__WORK TO DO__:
Pull out every line of the listing below where "chart" appears.

__DATASET RECORDS__:

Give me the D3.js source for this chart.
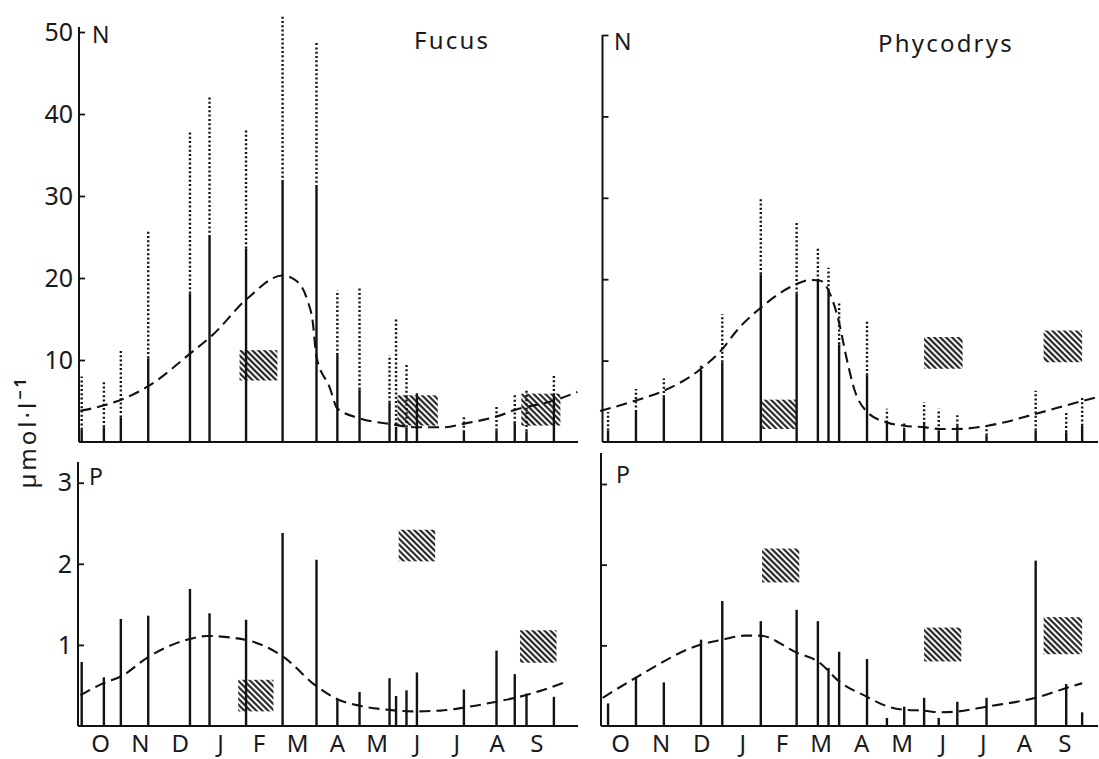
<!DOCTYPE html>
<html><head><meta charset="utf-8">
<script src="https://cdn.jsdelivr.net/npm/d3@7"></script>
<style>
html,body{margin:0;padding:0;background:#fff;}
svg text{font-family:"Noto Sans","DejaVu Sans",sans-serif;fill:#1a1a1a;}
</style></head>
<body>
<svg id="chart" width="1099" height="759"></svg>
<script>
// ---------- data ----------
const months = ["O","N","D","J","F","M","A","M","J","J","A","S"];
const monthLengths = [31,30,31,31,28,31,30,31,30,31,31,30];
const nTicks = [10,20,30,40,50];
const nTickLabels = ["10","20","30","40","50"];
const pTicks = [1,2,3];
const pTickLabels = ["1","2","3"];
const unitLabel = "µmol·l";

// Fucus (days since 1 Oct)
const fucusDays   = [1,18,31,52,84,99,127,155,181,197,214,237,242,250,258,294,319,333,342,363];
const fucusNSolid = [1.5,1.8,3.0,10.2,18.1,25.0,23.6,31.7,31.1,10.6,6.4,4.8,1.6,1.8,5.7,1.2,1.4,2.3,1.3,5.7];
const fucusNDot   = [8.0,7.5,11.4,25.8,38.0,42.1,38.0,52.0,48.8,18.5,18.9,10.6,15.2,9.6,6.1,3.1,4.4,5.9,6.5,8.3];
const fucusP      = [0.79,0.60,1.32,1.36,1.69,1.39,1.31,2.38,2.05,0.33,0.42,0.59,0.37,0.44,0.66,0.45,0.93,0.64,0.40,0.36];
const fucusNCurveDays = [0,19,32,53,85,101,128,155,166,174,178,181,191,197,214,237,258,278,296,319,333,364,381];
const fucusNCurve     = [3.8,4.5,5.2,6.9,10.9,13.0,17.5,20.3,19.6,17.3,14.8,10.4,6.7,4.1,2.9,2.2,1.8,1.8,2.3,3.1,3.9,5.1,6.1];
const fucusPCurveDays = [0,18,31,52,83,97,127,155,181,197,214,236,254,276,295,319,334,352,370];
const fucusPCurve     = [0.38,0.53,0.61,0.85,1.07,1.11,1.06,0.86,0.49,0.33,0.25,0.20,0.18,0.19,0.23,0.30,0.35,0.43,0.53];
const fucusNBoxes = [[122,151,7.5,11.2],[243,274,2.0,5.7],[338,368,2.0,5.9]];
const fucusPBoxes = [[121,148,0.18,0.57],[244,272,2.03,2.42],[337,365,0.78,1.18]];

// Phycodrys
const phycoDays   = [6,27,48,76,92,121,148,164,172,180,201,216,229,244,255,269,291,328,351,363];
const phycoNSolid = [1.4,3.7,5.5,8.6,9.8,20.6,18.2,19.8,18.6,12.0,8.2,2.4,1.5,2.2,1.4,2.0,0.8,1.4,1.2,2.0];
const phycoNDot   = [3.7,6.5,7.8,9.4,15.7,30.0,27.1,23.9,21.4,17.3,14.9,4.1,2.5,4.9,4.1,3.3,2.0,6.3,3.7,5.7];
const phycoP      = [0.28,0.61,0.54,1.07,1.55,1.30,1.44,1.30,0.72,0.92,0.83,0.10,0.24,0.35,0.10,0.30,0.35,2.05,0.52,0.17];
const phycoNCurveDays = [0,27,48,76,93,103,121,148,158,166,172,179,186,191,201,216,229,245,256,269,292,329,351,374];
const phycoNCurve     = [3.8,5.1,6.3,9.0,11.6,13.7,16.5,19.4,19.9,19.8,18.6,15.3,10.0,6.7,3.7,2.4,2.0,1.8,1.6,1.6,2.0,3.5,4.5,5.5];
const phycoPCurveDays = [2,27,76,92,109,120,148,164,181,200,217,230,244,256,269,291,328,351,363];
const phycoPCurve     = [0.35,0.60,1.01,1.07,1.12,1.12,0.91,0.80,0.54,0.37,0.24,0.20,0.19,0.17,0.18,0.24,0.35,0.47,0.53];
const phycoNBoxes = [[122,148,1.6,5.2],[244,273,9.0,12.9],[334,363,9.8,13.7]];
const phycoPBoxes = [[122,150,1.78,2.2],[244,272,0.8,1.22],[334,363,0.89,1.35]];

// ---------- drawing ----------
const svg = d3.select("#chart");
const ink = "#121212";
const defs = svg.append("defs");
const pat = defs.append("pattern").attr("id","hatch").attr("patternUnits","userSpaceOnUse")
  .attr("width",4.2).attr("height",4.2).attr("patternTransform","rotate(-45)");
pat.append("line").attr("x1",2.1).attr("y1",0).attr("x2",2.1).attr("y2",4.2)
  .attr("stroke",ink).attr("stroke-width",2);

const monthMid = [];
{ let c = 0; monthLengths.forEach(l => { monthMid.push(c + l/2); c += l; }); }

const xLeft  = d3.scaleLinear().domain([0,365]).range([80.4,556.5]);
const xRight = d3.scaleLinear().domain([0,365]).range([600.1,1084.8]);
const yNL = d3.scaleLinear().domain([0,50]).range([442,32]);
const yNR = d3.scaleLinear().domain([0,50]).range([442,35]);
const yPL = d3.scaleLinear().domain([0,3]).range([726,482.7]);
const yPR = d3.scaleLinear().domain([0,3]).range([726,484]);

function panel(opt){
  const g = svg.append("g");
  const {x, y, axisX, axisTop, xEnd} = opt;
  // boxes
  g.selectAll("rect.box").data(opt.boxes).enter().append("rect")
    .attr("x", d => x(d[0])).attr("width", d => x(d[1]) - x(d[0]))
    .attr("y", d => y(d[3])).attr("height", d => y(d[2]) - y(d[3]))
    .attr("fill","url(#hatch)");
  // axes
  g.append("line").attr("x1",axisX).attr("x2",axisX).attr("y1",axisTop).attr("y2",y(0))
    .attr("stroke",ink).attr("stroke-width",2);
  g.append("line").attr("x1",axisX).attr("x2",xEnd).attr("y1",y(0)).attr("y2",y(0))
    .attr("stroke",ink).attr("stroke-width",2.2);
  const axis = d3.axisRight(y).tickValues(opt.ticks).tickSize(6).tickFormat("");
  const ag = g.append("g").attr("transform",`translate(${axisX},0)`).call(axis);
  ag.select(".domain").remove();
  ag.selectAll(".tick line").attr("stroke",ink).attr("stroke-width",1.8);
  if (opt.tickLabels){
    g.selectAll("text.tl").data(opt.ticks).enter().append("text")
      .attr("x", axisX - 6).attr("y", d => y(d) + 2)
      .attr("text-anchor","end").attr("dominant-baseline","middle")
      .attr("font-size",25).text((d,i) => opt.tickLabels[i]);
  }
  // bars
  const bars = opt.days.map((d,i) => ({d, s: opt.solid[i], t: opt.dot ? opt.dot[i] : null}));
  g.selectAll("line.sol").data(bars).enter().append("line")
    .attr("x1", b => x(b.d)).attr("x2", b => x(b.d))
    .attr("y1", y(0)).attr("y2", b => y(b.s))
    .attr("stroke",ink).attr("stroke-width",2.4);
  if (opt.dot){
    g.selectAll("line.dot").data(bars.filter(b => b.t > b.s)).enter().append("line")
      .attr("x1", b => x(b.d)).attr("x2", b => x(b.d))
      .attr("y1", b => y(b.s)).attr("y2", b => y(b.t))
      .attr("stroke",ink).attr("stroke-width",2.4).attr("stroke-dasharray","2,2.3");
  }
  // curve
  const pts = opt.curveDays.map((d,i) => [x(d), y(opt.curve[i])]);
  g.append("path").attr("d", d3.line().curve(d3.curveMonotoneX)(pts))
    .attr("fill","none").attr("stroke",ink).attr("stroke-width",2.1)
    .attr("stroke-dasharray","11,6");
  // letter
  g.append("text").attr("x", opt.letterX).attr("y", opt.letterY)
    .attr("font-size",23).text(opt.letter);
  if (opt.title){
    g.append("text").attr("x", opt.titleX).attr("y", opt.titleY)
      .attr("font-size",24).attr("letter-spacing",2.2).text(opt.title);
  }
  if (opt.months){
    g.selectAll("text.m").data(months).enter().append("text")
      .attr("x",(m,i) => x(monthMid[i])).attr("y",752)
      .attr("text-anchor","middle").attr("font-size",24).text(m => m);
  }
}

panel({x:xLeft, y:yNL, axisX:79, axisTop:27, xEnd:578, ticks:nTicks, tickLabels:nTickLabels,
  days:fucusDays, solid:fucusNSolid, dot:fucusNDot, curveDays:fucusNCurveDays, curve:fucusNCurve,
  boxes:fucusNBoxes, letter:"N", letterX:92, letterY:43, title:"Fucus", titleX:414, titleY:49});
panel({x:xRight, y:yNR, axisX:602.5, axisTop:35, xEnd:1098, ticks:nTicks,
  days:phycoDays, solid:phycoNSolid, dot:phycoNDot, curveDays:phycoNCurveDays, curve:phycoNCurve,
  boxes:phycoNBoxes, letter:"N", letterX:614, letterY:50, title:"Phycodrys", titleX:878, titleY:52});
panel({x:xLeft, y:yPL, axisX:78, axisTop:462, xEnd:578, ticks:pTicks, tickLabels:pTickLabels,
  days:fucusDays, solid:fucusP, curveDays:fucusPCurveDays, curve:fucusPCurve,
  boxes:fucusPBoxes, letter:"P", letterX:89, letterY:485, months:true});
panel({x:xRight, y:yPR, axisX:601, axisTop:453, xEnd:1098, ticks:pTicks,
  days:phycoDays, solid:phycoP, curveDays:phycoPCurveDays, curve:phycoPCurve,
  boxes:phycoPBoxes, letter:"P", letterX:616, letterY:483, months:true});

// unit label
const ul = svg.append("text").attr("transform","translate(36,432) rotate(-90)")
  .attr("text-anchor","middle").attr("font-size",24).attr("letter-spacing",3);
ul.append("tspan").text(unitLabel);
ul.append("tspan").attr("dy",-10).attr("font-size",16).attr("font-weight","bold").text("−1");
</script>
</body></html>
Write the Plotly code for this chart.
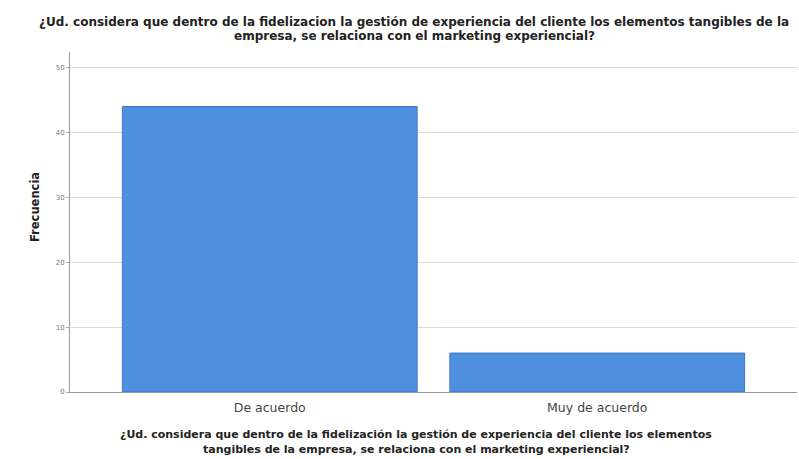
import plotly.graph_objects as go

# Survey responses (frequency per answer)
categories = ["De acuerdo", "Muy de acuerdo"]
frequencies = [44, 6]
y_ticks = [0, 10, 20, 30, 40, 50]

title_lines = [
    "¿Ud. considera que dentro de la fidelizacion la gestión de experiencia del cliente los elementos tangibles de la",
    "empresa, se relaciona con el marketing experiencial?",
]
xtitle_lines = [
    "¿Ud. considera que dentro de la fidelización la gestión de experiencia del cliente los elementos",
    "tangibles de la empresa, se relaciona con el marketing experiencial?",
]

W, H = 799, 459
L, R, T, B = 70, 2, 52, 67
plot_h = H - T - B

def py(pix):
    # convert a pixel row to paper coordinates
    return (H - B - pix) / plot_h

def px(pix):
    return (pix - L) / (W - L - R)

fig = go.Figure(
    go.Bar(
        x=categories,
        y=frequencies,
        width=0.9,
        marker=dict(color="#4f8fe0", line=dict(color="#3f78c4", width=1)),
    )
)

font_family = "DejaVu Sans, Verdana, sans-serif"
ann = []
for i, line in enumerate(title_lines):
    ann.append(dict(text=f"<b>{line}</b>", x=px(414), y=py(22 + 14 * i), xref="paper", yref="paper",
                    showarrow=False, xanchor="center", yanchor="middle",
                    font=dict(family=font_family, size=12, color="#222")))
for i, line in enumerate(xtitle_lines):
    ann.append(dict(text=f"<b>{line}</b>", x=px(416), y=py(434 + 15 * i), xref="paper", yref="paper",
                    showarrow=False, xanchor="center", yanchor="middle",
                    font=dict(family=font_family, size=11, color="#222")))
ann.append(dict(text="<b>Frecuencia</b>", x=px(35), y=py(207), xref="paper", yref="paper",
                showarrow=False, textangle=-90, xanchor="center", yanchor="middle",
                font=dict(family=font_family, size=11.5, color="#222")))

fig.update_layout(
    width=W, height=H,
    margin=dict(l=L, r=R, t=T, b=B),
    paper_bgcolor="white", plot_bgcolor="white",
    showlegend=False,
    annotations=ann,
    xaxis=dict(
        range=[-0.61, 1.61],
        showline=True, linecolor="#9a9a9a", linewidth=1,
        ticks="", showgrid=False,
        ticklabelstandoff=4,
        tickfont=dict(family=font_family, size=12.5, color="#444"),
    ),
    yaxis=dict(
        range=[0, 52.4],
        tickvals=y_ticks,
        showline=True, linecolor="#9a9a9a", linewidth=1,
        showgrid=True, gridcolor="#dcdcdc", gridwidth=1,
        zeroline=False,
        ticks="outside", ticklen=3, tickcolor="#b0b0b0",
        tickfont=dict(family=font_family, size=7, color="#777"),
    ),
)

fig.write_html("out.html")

__RESPONSE BELOW__:
Give me the D3.js source for this chart.
<svg id="chart" width="1099" height="759"></svg>
const svg = d3.select("#chart");
Write the Plotly code for this chart.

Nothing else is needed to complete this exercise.